Please Pay Attention Please, the collected writings and interviews of Bruce Nauman, feels like such a crucial text because Nauman’s early work feels seminal, his later work still excellent, and his whole output so consistently ahead of its time in so many ways. Yet he remains an enigma. No catalogue raisonné of his works is available yet, and much of the work is difficult to document or describe. In a lot of cases, you had to be there.
Which is exactly why a collection of writing (mostly instructions for performances and wall text for installations) and especially interviews is so valuable. What was this guy thinking when he smeared make-up over his naked torso and face and called the video "Art Make-Up"? Why is a video of the artist pacing his studio art? Janet Kraynak, editor of Please Pay Attention Please, situates Nauman neatly within the context of structuralism’s rise to prominence in the 1960s. According to Kraynak, the sixties meant not just pop counterculture, but the critical reevaluation of the structure of language, making utterances and sentence fragments—what she calls the "speech act"—viable as art. Language is a critical concept in Nauman’s work, and the extent to which he manipulates it and uses it is a product of the sixties art world, where certificates of authenticity and directions for institutions to present artists’ works became common. So Kraynak has a point. But Nauman’s work is by no means wholly devoted to subtle social protest via the grand mechanism of institutionalization and control—language. His work is too diverse and too personal to pigeonhole him as another soldier of structuralism.
At least part of why Nauman’s work feels so key right now is because his concentration on the body and oblique video work is the only obvious precursor to Matthew Barney, whose cold update of surrealism at the Guggenheim divided the art world into for and against factions. Reading Nauman’s early texts makes it clear that then-contemporary audiences must have met his work with the same confusion and outrage that Barney’s has inspired. Is he a genius or a fraud?
While most of Nauman’s "writing" in Please Pay Attention Please isn’t meant to be read as straight text (nearly all of it was exhibited with a visual component in galleries and museums), it is always psychologically acute, and some of it ("Cone Cojones," "The Consummate Mask of Rock") holds up well as pure poetry. But the writing functions as a teaser for fourteen exceptional interviews, in which Nauman divulges a surprisingly large amount of detailed information about his works from the early sixties through the recent video installation (now showing at Dia: Beacon) "Fat Chance John Cage." One thing becomes clear in Nauman’s amazingly consistent answers to questions from his sometimes-skeptical, sometimes-awed interviewers: he’s always been on the outside looking in. With some necessity, seemingly. Not that Nauman refused to let himself become wrapped up in the trendiness of the art world; he just seemed incapable. The center of the art world was New York—Nauman lived in California and New Mexico because he "felt comfortable with the space in the West." He didn’t follow current visual styles—he consciously aligned his work with minimalist music (La Monte Young, Steve Reich), Warhol’s films, and modern dance. The central concept of Nauman’s video and installation work is to present a structured experience with rules and clear instructions, due to his "mistrust of audience participation." This mistrust led to pieces like "Corridor Installation," in which the viewer walks between two large walls that are very close together. Once inside, the viewer sees him/herself in a video camera, from behind, an angle you never see. Meanwhile, others may enter behind you at any time, creating a typically Nauman experience that emphasizes the tension of self-awareness and self-consciousness.

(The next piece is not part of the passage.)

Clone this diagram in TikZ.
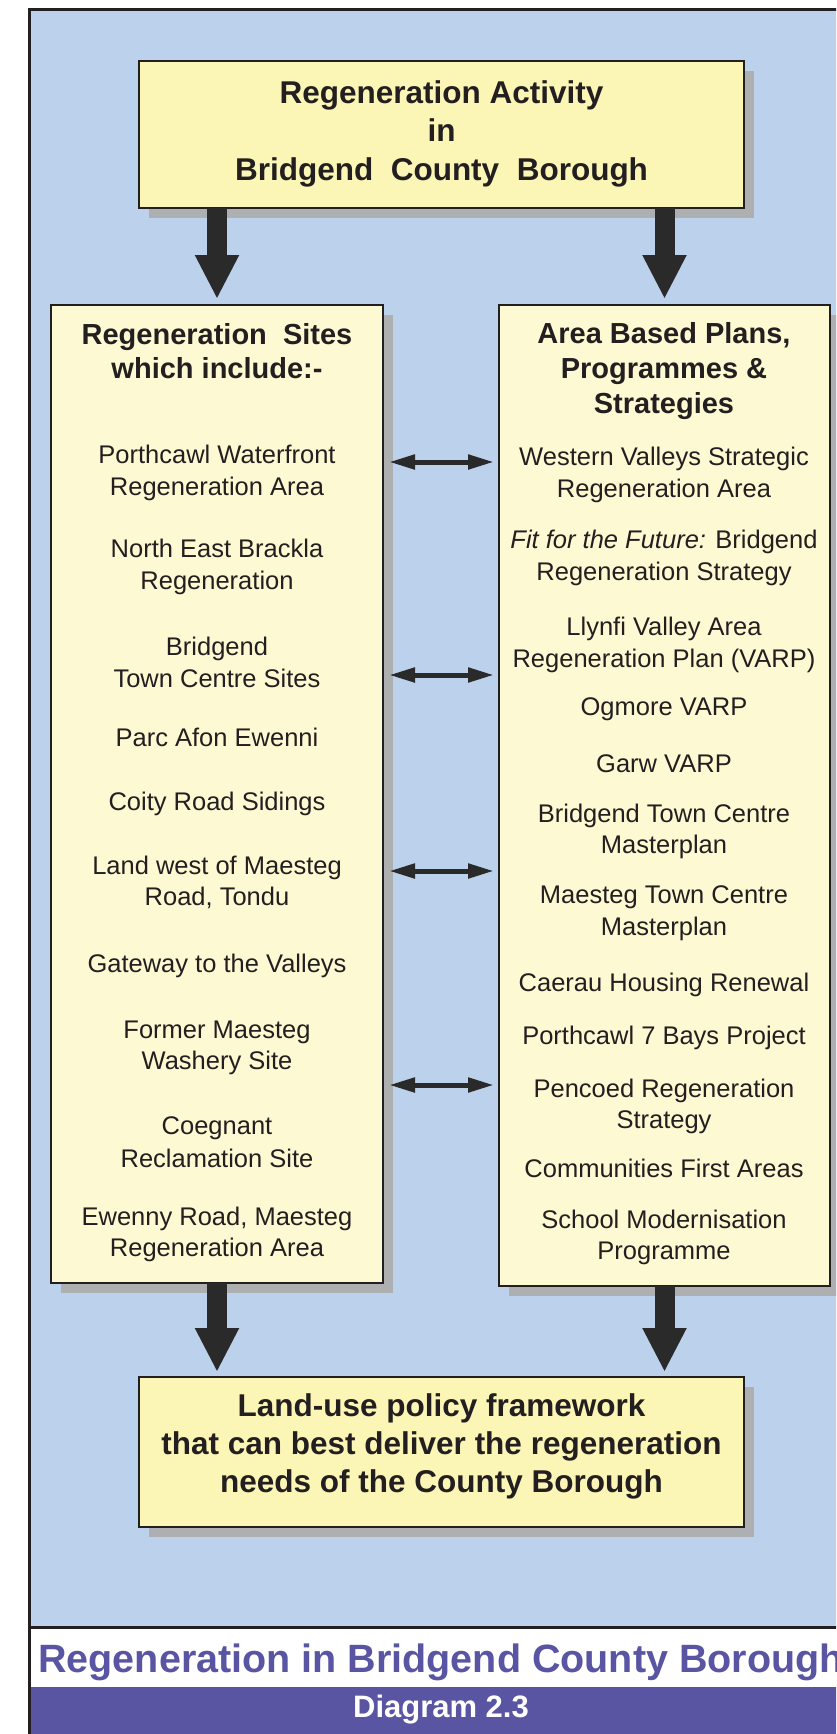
\documentclass[tikz,border=0pt]{standalone}
\usepackage{fontspec}
\setmainfont{Liberation Sans}
\usetikzlibrary{arrows.meta}
\definecolor{bgblue}{HTML}{BCD1EC}
\definecolor{boxyel}{HTML}{FBF5B6}
\definecolor{boxlight}{HTML}{FDF9D2}
\definecolor{shadowc}{HTML}{AEAFB1}
\definecolor{linec}{HTML}{231F20}
\definecolor{arrowc}{HTML}{2A2A2A}
\definecolor{purp}{HTML}{5A55A3}
\begin{document}
\begin{tikzpicture}[x=1pt,y=-1pt,
  box/.style={draw=linec, line width=2.5pt, fill=#1, inner sep=0pt, outer sep=0pt, anchor=north west,
    preaction={fill=shadowc, transform canvas={xshift=10pt,yshift=-10pt}}},
  body/.style={anchor=base, inner sep=0pt, text=linec, font=\fontsize{25.5}{30}\selectfont},
  head/.style={anchor=base, inner sep=0pt, text=linec, font=\bfseries\fontsize{29}{34}\selectfont},
  big/.style={anchor=base, inner sep=0pt, text=linec, font=\bfseries\fontsize{31.5}{38}\selectfont},
  bigarrow/.style={draw=arrowc, line width=20pt, -{Triangle[length=44pt,width=41pt]}},
  duoarrow/.style={draw=arrowc, line width=5pt, {Triangle[length=26pt,width=14pt]}-{Triangle[length=26pt,width=14pt]}}
]
\useasboundingbox (0,0) rectangle (836,1734);
\clip (0,0) rectangle (836,1734);
% background and frame
\fill[bgblue] (29,10) rectangle (860,1627);
\fill[purp] (29,1687) rectangle (860,1734);
\draw[linec, line width=3pt] (29,1734) -- (29,10) -- (860,10);
\draw[linec, line width=3pt] (29,1627) -- (860,1627);
% boxes
\node[box=boxyel, minimum width=605pt, minimum height=147pt] (top) at (139,61) {};
\node[box=boxlight, minimum width=332pt, minimum height=978pt] (left) at (51,305) {};
\node[box=boxlight, minimum width=331pt, minimum height=981pt] (right) at (499,305) {};
\node[box=boxyel, minimum width=605pt, minimum height=150pt] (bottom) at (139,1377) {};
% connectors
\draw[bigarrow, shorten >=6pt] (top.south -| left.north) -- (left.north);
\draw[bigarrow, shorten >=6pt] (top.south -| right.north) -- (right.north);
\draw[bigarrow, shorten >=5pt] (left.south) -- (left.south |- bottom.north);
\draw[bigarrow, shorten >=5pt] (right.south) -- (right.south |- bottom.north);
\coordinate (a1) at (441,462);
\coordinate (a2) at (441,675);
\coordinate (a3) at (441,871);
\coordinate (a4) at (441,1085);
\draw[duoarrow, shorten <=6pt, shorten >=5pt] (left.east |- a1) -- (right.west |- a1);
\draw[duoarrow, shorten <=6pt, shorten >=5pt] (left.east |- a2) -- (right.west |- a2);
\draw[duoarrow, shorten <=6pt, shorten >=5pt] (left.east |- a3) -- (right.west |- a3);
\draw[duoarrow, shorten <=6pt, shorten >=5pt] (left.east |- a4) -- (right.west |- a4);
% top box text
\node[big] (t1) at (441.5,104) {Regeneration Activity};
\node[big] (t2) at (441.5,142) {in};
\node[big] (t3) at (441.5,180) {Bridgend~ County~ Borough};
% left box text
\node[head] (lh1) at (217,344) {Regeneration~ Sites};
\node[head] (lh2) at (217,378) {which include:-};
\node[body] (l1) at (217,463) {Porthcawl Waterfront};
\node[body] (l2) at (217,495) {Regeneration Area};
\node[body] (l3) at (217,557) {North East Brackla};
\node[body] (l4) at (217,589) {Regeneration};
\node[body] (l5) at (217,655) {Bridgend};
\node[body] (l6) at (217,687) {Town Centre Sites};
\node[body] (l7) at (217,746) {Parc Afon Ewenni};
\node[body] (l8) at (217,810) {Coity Road Sidings};
\node[body] (l9) at (217,874) {Land west of Maesteg};
\node[body] (l10) at (217,905) {Road, Tondu};
\node[body] (l11) at (217,972) {Gateway to the Valleys};
\node[body] (l12) at (217,1038) {Former Maesteg};
\node[body] (l13) at (217,1069) {Washery Site};
\node[body] (l14) at (217,1134) {Coegnant};
\node[body] (l15) at (217,1167) {Reclamation Site};
\node[body] (l16) at (217,1225) {Ewenny Road, Maesteg};
\node[body] (l17) at (217,1256) {Regeneration Area};
% right box text
\node[head] (rh1) at (664,343) {Area Based Plans,};
\node[head] (rh2) at (664,378) {Programmes \&};
\node[head] (rh3) at (664,413) {Strategies};
\node[body] (r1) at (664,465) {Western Valleys Strategic};
\node[body] (r2) at (664,497) {Regeneration Area};
\node[body] (r3) at (664,548) {\textit{Fit for the Future:} Bridgend};
\node[body] (r4) at (664,580) {Regeneration Strategy};
\node[body] (r5) at (664,635) {Llynfi Valley Area};
\node[body] (r6) at (664,667) {Regeneration Plan (VARP)};
\node[body] (r7) at (664,715) {Ogmore VARP};
\node[body] (r8) at (664,772) {Garw VARP};
\node[body] (r9) at (664,822) {Bridgend Town Centre};
\node[body] (r10) at (664,853) {Masterplan};
\node[body] (r11) at (664,903) {Maesteg Town Centre};
\node[body] (r12) at (664,935) {Masterplan};
\node[body] (r13) at (664,991) {Caerau Housing Renewal};
\node[body] (r14) at (664,1044) {Porthcawl 7 Bays Project};
\node[body] (r15) at (664,1097) {Pencoed Regeneration};
\node[body] (r16) at (664,1128) {Strategy};
\node[body] (r17) at (664,1177) {Communities First Areas};
\node[body] (r18) at (664,1228) {School Modernisation};
\node[body] (r19) at (664,1259) {Programme};
% bottom box text
\node[big] (b1) at (441.5,1416) {Land-use policy framework};
\node[big] (b2) at (441.5,1454) {that can best deliver the regeneration};
\node[big] (b3) at (441.5,1492) {needs of the County Borough};
% caption
\node[anchor=base, inner sep=0pt, text=purp, font=\bfseries\fontsize{39.5}{44}\selectfont] (cap) at (441,1672) {Regeneration in Bridgend County Borough};
\node[anchor=base, inner sep=0pt, text=white, font=\bfseries\fontsize{31}{36}\selectfont] (diag) at (441,1717) {Diagram 2.3};
\end{tikzpicture}
\end{document}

As he talks about the early videos, shot in his San Francisco studio in the mid-sixties (many shown last winter in P.S.1’s Video Acts show), the connection with minimalist music becomes more convincing. Nauman says he had no ideas for artmaking at the time, so he simply rented video equipment and documented himself screwing around in his studio: "My conclusion was that I was an artist and I was in the studio, then whatever I was doing in the studio must be art." But he later tempers that potentially narcissistic observation by saying what he was really going for was a sense of timelessness. Listen to Young’s music or watch an early Warhol film, and you can miss hours and not miss a thing. The same is true for the early videos, and the recent one, "Fat Chance John Cage," for that matter.
In a sense, you finish Please Pay Attention Please not with the sense that Nauman’s oeuvre is a micro-project deconstructing language, but that he’s the consummate, most successful minimalist imaginable. Canonical minimalists like Donald Judd attempted a reconceptualization of visual art based on the viewer’s physical positioning and relationship to the object. So he put his pieces on the ground, forcing you to walk around them and examine everyday materials you could just as well find at a local hardware store. But audience mistrust notwithstanding, reading Nauman talk about his videos and installations obviates the necessity of viewer participation to the works’ success. Please Pay Attention Please reveals the work of an artist whose ideas are not only mature and advanced, but that still comment strongly on contemporary life as the western populace becomes even more self-conscious under the inundation of so much visual material and so many metaphorical mirrors.